- OBJECTIVE -
Show every line that has the string "with" in it.

::: DATA FOR PROCESSING

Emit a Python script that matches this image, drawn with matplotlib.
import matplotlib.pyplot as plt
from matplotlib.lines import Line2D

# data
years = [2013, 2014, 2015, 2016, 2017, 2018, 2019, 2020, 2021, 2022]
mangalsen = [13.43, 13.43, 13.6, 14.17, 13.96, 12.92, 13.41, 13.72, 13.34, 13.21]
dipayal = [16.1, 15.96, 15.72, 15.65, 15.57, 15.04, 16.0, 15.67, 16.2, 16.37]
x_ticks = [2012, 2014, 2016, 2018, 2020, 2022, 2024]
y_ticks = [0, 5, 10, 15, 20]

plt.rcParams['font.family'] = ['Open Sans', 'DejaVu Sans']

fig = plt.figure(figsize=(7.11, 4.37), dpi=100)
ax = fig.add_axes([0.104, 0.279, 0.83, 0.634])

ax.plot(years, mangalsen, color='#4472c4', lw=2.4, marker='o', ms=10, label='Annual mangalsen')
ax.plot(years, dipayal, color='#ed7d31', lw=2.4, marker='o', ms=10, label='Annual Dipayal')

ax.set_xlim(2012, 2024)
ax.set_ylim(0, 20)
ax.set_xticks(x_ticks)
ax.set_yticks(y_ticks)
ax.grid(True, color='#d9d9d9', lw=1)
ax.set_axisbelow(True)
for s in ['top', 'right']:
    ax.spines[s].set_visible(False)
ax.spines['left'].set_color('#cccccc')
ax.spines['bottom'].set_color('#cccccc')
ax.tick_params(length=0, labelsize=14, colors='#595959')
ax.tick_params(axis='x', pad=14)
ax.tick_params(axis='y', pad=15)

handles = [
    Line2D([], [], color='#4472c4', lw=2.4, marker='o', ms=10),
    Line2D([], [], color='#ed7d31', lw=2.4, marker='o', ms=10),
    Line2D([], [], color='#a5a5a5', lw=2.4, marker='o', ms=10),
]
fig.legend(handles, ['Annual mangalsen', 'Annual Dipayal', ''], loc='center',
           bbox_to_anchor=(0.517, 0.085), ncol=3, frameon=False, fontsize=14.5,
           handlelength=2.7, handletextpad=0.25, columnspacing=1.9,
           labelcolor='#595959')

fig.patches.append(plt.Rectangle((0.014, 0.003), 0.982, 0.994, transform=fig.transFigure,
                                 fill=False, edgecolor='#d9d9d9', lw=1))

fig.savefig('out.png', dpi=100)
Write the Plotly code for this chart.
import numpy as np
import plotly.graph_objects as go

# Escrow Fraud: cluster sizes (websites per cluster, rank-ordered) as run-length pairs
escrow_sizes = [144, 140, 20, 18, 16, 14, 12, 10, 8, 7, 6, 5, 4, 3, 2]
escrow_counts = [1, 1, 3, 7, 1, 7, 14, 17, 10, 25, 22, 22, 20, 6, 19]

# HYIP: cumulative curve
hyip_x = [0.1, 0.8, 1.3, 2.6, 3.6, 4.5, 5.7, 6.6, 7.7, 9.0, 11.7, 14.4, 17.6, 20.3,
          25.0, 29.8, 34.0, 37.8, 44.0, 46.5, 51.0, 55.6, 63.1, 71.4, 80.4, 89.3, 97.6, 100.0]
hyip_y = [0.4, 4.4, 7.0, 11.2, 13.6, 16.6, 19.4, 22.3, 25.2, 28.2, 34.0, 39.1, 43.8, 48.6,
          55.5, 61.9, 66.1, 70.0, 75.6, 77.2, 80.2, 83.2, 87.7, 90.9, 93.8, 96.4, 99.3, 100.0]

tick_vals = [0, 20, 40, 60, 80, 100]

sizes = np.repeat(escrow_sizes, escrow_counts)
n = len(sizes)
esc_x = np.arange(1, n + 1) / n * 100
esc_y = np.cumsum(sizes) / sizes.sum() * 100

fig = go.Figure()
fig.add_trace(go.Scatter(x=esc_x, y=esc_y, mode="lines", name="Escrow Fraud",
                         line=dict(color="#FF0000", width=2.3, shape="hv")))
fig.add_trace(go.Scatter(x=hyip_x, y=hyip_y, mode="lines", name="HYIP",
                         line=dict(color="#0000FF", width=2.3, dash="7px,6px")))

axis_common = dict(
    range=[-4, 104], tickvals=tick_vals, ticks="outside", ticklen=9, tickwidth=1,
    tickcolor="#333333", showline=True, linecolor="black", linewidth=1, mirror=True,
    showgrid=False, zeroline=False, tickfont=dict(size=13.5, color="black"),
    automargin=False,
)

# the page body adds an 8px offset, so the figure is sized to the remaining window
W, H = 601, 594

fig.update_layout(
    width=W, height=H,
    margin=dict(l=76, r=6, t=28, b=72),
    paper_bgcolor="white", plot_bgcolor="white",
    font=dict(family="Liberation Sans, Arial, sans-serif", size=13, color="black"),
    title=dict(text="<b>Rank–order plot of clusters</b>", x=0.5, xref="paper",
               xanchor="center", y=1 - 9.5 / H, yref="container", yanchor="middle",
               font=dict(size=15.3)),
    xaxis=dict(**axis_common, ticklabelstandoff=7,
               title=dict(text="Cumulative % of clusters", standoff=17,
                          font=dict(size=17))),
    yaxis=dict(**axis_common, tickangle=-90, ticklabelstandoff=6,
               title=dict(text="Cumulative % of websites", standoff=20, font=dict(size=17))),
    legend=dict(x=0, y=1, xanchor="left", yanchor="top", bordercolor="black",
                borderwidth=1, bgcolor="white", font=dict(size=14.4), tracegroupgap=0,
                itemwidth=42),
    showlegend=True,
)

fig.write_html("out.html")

::::::
::: DATA FOR PROCESSING

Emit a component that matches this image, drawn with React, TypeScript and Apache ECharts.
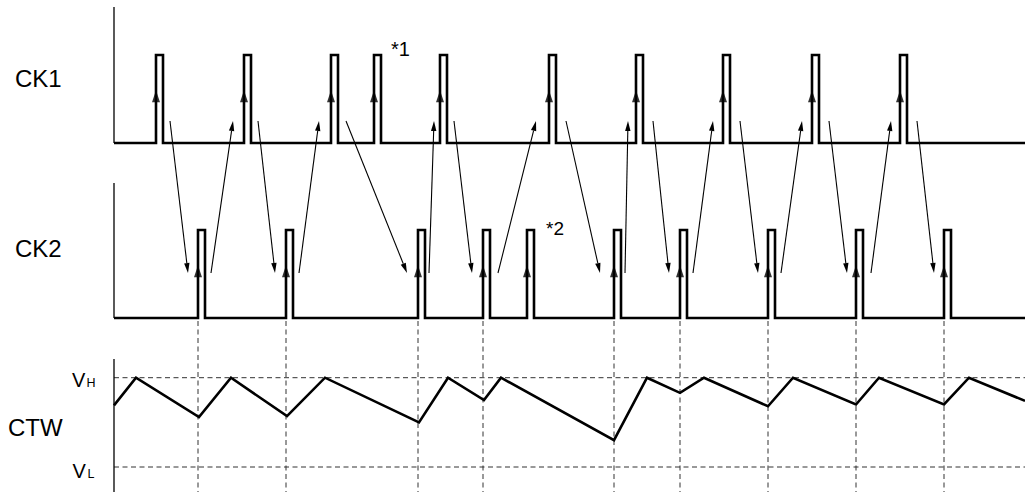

::::::

- TASK ANSWER -
Emit a Python script that matches this image, drawn with matplotlib.
Emit a component that matches this image, drawn with React, TypeScript and Apache ECharts.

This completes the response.